Ещё со мной лечился русский из Армении. Ему осколком ранило яичко. Хирурги повреждённое яичко отрезали. Но осталось ещё одно! Врачи заверили парня, что у него всё будет функционировать. Он им не особенно верил. Вдобавок у него стал нагнаиваться шов, а сам он покрылся сыпью. И поэтому он лежал в кожном отделении. Боец пил по 10 таблеток димедрола за раз и поэтому всё время спал. Иногда его будили армянские земляки. Он говорил с ними на армянском.
В госпитале мне исполнилось 19 лет. Когда я сказал об этом ребятам, они скинулись и купили в чайной для меня подарок — пирог с курагой.
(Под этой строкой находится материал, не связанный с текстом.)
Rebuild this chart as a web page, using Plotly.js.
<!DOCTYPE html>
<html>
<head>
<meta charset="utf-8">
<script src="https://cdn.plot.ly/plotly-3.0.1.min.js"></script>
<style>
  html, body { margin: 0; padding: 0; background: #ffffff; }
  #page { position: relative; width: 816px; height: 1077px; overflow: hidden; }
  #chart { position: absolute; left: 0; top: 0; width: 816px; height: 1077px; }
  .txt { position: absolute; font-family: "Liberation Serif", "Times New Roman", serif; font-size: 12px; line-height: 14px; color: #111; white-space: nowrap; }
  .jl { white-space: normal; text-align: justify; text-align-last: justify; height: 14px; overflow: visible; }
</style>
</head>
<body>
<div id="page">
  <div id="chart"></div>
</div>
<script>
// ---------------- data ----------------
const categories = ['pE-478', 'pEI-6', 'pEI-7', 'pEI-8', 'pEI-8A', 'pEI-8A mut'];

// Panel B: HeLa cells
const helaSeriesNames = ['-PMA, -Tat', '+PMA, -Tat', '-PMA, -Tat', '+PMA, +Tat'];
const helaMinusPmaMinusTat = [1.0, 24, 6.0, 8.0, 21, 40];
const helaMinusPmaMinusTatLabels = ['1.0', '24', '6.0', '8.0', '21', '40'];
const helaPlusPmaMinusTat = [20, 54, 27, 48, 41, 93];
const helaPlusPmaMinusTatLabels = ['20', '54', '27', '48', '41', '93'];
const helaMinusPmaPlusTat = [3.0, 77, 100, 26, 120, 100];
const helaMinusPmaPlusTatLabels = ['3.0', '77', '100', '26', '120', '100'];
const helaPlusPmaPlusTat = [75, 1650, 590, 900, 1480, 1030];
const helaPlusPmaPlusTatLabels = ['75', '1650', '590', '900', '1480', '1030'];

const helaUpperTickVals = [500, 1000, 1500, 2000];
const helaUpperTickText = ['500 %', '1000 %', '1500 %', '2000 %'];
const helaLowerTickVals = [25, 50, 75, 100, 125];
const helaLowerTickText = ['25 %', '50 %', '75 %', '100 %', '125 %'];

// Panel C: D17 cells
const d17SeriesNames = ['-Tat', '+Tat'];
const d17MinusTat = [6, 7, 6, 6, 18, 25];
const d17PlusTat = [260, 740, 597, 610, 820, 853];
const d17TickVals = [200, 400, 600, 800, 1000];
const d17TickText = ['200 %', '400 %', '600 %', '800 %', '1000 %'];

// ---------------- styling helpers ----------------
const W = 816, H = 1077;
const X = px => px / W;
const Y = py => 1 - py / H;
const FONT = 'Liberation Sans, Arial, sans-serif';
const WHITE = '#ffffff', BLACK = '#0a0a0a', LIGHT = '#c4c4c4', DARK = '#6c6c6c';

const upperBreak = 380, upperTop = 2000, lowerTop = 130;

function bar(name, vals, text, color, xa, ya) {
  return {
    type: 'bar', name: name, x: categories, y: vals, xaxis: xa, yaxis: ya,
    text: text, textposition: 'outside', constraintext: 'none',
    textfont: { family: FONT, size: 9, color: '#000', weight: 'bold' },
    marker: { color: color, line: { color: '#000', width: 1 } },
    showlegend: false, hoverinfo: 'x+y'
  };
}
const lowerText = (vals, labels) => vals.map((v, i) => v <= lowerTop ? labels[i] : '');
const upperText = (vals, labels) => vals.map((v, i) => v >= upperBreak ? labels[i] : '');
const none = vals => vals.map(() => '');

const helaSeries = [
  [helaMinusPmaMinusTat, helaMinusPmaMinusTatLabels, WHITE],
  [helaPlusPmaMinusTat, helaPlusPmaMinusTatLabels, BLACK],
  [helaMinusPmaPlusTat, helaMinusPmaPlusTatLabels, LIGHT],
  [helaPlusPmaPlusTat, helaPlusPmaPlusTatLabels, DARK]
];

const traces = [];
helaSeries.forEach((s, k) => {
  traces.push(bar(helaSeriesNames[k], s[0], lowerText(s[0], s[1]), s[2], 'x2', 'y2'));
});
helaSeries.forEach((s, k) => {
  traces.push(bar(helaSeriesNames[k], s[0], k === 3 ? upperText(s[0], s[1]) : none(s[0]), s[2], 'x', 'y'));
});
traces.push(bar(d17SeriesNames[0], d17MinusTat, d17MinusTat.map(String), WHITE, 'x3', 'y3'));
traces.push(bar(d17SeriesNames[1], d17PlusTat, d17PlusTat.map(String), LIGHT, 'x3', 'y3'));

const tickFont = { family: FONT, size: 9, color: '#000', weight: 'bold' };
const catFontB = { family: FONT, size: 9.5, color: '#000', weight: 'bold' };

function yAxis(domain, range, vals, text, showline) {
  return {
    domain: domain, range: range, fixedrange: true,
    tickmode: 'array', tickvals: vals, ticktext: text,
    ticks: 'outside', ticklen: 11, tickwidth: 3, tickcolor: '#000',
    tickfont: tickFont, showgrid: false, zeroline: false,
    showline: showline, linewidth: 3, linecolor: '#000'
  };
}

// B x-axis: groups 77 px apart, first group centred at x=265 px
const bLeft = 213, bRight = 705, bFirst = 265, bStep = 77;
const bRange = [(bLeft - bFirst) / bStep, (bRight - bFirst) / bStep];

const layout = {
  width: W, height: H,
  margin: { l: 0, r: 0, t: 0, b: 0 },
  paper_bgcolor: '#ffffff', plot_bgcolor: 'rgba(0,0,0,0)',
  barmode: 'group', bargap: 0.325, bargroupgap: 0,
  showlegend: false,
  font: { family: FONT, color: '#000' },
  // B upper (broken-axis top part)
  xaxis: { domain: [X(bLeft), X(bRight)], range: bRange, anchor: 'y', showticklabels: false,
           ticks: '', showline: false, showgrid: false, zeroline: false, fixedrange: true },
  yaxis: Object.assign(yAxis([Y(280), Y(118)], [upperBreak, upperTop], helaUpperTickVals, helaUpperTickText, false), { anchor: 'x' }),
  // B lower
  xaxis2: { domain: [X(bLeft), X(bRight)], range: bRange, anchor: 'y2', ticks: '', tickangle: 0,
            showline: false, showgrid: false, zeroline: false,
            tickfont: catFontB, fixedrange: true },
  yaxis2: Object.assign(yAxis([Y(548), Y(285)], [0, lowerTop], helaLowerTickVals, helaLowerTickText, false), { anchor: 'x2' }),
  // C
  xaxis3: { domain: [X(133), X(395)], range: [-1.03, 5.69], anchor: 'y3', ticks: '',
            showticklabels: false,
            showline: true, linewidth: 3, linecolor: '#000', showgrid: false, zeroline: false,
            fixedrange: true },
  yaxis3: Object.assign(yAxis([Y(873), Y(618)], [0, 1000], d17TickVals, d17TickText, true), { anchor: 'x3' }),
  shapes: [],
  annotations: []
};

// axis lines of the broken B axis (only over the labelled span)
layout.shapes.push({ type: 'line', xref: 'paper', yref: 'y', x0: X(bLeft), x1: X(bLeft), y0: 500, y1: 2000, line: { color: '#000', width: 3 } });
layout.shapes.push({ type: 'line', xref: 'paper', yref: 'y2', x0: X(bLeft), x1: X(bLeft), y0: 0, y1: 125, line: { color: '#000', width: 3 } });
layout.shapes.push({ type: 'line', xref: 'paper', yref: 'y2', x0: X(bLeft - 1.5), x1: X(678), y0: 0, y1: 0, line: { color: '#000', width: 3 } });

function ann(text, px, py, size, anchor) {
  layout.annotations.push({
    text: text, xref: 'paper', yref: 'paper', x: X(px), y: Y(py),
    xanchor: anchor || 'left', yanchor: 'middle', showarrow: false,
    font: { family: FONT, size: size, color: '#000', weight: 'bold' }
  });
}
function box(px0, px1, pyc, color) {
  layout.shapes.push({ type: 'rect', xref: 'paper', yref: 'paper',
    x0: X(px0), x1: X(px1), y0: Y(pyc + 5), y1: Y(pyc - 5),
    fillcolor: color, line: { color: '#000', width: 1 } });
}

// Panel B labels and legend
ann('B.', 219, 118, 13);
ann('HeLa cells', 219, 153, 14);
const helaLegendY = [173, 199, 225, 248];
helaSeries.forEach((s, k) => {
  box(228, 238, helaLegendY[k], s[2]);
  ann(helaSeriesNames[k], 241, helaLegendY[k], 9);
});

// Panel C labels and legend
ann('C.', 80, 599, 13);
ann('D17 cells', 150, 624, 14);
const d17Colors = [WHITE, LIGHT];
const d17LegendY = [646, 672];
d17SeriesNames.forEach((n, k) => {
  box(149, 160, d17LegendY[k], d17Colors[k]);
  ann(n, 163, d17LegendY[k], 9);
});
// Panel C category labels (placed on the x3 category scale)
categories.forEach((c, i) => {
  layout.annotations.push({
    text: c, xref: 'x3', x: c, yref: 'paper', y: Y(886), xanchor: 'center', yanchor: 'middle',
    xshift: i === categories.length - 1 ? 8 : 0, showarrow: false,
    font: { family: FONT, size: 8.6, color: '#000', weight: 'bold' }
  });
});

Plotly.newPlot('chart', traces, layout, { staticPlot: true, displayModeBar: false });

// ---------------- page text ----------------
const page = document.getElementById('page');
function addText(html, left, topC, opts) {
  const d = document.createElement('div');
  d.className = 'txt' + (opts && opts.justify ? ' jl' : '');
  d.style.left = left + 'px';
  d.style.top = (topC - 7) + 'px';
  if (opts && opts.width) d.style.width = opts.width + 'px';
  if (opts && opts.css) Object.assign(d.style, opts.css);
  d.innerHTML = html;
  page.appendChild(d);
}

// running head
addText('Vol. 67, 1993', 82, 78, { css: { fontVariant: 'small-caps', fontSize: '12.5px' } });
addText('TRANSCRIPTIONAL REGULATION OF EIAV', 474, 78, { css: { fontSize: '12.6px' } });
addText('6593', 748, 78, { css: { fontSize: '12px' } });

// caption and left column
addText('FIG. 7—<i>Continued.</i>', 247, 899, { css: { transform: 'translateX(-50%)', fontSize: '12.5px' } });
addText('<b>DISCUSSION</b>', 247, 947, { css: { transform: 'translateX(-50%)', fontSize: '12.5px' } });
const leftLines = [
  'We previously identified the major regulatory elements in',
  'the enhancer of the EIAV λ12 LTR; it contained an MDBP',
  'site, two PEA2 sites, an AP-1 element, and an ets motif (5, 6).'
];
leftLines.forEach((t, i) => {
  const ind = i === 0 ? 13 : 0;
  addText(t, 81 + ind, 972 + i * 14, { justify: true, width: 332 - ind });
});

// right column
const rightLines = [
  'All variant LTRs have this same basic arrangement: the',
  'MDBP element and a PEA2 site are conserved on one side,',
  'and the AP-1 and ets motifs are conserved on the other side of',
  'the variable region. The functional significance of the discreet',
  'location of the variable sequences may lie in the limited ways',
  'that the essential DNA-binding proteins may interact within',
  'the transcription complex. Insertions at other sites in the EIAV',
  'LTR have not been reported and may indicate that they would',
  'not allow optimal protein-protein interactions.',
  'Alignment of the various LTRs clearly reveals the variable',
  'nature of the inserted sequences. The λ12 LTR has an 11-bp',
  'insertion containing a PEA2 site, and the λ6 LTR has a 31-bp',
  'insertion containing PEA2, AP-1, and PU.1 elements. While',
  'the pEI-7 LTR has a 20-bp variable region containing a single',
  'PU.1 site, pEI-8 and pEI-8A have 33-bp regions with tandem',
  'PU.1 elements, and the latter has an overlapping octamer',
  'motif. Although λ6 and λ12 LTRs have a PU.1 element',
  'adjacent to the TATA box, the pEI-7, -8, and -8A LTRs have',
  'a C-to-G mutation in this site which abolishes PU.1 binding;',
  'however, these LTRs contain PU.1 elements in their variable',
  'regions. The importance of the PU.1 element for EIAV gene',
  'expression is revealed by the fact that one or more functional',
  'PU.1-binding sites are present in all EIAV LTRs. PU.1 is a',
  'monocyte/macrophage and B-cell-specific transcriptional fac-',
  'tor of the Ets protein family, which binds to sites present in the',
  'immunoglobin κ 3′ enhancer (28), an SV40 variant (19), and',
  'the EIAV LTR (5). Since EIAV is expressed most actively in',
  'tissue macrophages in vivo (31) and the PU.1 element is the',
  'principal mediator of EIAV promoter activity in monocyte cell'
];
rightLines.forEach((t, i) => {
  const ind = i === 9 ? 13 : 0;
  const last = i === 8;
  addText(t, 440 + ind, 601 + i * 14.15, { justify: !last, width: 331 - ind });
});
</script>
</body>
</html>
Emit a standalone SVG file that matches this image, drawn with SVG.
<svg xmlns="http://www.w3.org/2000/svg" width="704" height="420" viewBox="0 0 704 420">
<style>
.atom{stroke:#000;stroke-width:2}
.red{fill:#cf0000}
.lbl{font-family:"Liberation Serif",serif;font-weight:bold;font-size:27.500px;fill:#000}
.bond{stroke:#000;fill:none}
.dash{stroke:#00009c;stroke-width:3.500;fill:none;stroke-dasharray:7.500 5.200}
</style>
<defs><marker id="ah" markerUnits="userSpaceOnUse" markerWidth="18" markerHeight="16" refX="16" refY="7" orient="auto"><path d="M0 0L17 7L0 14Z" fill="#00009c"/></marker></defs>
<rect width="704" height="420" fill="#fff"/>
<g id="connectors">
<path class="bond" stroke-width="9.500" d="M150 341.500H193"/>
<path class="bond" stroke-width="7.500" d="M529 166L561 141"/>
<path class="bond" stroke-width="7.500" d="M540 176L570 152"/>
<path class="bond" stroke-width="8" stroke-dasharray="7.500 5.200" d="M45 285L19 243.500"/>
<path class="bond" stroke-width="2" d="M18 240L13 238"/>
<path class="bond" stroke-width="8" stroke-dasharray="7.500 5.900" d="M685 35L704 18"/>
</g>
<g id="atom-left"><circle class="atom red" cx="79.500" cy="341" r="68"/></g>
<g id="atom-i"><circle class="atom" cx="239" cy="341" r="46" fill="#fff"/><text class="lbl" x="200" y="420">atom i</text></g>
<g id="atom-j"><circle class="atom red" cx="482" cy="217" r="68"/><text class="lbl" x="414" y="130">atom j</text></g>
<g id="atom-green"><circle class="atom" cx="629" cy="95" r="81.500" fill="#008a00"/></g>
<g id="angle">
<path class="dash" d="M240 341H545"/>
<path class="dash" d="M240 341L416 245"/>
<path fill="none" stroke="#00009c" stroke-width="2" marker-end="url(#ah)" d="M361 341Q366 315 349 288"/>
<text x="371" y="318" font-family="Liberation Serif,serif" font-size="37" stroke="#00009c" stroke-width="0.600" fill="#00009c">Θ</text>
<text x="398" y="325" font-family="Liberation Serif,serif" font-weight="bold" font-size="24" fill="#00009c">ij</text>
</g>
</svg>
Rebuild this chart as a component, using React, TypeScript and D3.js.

Мы его разделили и съели. Ели все, включая, конечно же, каракалпака, узбека и даже проснувшегося русского парня из Армении. Ребята-грузины перелезли через забор и купили на воле вино. Мы неплохо повеселились.
Когда за мной приехал медбрат-сержант, чтобы отвезти меня в часть, я, если честно, очень расстроился. По сравнению с гражданской жизнью госпиталь — филиал ада, но по сравнению с боевой частью — санаторий. А кто хочет уезжать из санатория, где его поят вином? Через два месяца я вновь заболел и попал в то же отделение. Медсестра, весьма достойно оформленная природой армянка, рассказала мне, что когда приехали за узбеком из дисбата, он выл, как подстреленный волк. А ведь парень воевал до этого…
В части, в которой служил я, не было ни узбеков, ни каракалпаков, ни таджиков. Я служил в осназе ГРУ — в радиоразведке. Это были элитные части. В них не призывали ребят из Средней Азии. Осназа, кстати, больше нет, его погубил министр обороны Анатолий Сердюков. Теперь наша армия — глухая и слепая. Но я всегда буду помнить ребят, с которыми вместе лечился в окружном госпитале. Мы были солдатами одной и той же армии одного и того же государства. Мы служили одной и той же империи. Им больше досталось, чем мне. И если я сейчас начну гнать на иммигрантов из Средней Азии, я просто плюну в своё прошлое. Вот собственно и всё.